Exercise task: Check each line of the material below, and copy it if it holds the string "Output".

Input records:

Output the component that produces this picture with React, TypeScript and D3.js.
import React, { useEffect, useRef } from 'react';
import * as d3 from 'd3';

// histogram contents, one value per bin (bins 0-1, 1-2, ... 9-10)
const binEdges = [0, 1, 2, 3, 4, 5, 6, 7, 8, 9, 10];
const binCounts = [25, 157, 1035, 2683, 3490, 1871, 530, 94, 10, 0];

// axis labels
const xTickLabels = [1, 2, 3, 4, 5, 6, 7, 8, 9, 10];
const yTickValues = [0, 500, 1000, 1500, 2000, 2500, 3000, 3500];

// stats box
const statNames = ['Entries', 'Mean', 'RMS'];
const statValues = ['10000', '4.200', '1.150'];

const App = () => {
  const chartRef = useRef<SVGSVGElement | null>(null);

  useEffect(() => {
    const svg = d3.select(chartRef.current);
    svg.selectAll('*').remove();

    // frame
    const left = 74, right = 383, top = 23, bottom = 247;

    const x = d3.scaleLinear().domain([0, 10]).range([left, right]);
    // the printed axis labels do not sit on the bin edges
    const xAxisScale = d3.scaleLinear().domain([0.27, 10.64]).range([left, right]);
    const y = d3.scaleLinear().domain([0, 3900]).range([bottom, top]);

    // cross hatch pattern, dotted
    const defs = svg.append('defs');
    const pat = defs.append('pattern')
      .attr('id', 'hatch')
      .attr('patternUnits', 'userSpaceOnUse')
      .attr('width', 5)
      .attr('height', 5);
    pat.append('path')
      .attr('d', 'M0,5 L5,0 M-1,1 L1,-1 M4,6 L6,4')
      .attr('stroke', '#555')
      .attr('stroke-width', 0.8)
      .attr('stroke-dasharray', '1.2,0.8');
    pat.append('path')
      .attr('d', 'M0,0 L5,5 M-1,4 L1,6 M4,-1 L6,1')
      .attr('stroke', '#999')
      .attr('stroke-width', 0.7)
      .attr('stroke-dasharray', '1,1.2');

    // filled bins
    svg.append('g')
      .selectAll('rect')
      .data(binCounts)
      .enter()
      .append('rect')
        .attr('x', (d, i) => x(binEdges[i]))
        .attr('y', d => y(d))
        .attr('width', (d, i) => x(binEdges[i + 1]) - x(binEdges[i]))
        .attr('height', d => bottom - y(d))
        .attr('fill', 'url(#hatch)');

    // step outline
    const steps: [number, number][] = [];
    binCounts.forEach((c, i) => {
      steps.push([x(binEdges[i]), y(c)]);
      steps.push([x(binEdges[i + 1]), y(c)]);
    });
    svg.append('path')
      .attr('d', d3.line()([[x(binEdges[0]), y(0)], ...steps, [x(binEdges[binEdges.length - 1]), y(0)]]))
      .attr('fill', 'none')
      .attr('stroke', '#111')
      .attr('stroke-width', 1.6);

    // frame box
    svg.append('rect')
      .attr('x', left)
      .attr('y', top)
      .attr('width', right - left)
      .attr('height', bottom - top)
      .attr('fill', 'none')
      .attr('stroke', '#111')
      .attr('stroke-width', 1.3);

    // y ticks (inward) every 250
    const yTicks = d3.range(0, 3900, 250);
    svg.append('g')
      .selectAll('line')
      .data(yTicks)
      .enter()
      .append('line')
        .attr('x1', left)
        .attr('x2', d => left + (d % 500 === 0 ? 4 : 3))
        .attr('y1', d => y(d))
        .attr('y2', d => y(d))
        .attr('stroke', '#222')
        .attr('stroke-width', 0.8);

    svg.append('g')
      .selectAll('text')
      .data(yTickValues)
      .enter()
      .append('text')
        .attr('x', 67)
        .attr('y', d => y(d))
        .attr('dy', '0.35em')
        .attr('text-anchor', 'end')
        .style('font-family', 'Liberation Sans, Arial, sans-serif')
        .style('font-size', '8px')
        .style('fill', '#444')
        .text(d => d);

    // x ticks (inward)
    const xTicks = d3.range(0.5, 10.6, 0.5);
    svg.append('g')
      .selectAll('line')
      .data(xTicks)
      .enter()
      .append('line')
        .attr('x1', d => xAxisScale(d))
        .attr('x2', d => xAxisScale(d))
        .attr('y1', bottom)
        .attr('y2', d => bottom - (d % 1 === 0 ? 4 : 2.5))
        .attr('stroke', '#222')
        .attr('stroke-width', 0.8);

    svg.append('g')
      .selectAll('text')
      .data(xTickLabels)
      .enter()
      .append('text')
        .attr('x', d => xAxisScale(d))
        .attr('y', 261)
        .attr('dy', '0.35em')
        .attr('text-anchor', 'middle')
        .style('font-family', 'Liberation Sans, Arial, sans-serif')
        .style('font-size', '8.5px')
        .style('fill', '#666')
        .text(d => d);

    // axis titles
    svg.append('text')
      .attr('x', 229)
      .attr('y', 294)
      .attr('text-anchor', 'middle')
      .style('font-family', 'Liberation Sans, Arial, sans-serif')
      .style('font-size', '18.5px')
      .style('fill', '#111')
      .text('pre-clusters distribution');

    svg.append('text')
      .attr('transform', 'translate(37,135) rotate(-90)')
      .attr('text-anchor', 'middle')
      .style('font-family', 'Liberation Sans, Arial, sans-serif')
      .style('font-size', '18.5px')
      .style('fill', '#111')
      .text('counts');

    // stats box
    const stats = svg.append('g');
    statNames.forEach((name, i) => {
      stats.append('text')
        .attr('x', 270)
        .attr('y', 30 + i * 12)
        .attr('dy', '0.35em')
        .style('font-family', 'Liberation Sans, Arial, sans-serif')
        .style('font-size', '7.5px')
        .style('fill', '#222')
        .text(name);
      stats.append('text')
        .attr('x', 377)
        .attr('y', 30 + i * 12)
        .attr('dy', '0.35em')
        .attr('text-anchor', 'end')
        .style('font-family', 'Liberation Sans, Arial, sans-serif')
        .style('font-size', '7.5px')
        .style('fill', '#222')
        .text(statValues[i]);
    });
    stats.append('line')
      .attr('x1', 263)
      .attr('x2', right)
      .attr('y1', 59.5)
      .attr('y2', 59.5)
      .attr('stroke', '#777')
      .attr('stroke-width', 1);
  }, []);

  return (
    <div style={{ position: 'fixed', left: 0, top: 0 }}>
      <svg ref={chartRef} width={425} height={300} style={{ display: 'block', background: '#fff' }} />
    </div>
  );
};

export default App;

---

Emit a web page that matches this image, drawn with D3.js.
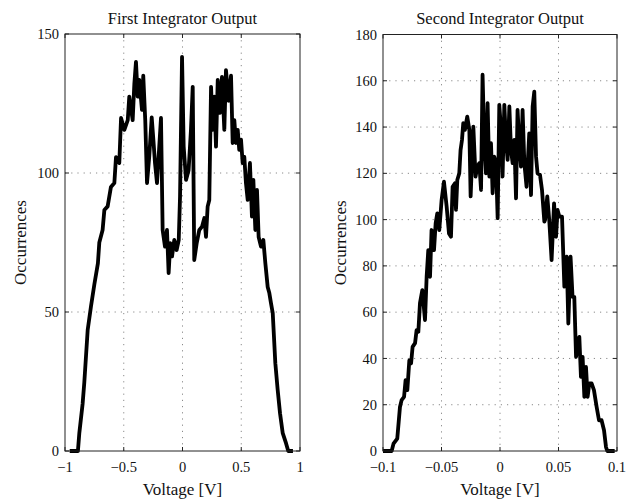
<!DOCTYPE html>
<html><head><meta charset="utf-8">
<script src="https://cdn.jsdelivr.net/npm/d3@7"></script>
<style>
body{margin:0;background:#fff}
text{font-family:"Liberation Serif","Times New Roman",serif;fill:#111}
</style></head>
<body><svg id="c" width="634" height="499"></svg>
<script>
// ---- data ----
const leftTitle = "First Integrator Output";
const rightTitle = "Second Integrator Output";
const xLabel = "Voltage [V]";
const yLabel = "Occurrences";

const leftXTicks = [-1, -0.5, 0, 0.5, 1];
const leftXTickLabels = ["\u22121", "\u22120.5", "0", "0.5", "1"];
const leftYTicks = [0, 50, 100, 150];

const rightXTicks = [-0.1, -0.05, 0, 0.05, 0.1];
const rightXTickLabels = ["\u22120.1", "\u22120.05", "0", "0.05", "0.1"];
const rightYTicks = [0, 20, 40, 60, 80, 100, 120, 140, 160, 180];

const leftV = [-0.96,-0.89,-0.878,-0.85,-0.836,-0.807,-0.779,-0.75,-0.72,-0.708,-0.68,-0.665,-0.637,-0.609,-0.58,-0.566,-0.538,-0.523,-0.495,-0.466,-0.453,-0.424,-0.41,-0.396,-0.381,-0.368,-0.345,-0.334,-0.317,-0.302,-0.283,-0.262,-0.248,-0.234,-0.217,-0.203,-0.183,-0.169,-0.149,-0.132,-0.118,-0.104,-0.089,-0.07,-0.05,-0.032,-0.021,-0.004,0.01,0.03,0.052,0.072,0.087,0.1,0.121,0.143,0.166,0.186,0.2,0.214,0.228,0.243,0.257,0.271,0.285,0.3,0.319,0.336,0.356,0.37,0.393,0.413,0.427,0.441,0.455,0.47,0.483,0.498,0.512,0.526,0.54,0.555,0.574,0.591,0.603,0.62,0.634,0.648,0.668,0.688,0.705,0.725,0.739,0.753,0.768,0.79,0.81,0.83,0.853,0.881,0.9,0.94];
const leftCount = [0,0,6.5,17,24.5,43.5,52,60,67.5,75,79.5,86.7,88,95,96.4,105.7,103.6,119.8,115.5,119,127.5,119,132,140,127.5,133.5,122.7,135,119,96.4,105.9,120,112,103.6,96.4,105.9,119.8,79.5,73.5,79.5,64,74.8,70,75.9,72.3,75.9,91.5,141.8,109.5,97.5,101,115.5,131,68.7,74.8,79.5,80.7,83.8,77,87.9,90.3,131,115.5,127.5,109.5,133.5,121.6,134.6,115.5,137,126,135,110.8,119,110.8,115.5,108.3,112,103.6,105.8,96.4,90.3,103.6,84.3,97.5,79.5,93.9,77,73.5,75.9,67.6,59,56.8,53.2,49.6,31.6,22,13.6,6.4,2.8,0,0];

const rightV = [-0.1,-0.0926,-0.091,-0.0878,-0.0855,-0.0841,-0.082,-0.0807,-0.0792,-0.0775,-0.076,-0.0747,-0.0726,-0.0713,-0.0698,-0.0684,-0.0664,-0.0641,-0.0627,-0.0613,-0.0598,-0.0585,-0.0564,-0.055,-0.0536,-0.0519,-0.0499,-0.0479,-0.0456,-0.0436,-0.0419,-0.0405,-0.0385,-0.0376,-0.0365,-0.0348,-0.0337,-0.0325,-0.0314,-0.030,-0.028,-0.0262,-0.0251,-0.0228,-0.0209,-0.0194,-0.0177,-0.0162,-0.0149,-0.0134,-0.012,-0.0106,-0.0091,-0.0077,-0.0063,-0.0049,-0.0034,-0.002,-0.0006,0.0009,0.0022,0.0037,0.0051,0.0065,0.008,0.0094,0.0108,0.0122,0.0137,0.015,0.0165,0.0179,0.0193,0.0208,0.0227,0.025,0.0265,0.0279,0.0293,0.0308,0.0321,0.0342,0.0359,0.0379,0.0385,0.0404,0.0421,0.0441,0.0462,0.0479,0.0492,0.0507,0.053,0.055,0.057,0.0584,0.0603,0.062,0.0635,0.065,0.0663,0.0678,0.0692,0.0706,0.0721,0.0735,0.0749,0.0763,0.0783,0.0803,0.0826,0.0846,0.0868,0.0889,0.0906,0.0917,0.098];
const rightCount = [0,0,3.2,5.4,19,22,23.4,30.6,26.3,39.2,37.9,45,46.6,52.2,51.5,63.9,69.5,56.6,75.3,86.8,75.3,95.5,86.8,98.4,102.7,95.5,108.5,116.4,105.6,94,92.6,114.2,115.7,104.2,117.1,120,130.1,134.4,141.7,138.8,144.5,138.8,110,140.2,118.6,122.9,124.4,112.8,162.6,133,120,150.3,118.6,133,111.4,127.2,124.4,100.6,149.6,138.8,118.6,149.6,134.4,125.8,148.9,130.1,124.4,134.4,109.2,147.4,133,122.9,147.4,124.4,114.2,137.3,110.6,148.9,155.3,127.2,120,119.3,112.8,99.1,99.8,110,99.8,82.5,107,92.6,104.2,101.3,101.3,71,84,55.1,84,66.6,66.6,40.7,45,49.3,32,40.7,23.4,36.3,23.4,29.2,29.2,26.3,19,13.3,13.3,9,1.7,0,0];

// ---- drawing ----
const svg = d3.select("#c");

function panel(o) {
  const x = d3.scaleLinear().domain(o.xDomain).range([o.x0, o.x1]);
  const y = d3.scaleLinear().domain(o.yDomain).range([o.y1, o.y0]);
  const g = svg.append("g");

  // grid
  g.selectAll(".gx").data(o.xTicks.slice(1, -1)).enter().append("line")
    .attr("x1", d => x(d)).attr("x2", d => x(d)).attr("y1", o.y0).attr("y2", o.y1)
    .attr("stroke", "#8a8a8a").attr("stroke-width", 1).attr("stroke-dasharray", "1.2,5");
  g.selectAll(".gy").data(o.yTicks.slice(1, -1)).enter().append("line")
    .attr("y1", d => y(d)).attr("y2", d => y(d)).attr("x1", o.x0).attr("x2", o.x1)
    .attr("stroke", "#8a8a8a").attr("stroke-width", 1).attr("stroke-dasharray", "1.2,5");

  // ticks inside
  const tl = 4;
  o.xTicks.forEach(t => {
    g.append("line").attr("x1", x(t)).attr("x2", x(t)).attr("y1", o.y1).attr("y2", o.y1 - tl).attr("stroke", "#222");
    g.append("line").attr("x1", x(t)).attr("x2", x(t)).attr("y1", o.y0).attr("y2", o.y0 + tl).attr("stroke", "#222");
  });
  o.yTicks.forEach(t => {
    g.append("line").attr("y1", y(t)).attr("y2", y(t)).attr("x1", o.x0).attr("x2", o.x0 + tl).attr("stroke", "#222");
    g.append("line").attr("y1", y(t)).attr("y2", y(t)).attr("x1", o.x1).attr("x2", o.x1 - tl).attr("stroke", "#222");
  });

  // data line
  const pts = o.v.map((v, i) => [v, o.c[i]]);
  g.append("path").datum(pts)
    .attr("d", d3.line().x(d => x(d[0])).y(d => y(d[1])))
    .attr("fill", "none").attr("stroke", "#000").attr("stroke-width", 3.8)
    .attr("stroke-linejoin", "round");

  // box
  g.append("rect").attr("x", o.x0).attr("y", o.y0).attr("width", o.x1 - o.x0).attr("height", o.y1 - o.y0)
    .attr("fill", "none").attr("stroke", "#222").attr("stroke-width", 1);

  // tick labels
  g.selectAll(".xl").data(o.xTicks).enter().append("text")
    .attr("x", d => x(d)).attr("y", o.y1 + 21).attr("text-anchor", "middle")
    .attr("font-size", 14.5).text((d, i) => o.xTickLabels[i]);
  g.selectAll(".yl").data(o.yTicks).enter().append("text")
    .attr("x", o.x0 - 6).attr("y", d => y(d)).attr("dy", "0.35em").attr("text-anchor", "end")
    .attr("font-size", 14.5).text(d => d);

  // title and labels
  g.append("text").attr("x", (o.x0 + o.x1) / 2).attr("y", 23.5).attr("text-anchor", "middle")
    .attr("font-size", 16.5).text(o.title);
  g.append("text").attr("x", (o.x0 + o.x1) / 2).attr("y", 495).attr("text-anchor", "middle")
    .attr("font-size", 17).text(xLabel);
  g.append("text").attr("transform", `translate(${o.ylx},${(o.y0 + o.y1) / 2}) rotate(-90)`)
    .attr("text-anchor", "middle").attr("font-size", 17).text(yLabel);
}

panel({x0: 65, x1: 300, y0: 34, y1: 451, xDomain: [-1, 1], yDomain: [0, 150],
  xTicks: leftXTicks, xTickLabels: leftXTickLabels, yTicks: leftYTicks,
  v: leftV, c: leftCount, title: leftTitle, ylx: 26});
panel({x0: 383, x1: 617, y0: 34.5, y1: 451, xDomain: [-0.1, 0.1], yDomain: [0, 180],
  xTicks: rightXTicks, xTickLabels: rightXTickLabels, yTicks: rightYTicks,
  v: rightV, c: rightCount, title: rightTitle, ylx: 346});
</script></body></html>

Exercise result:
Output the component that produces this picture with React, TypeScript and D3.js.
const leftTitle = "First Integrator Output";
const rightTitle = "Second Integrator Output";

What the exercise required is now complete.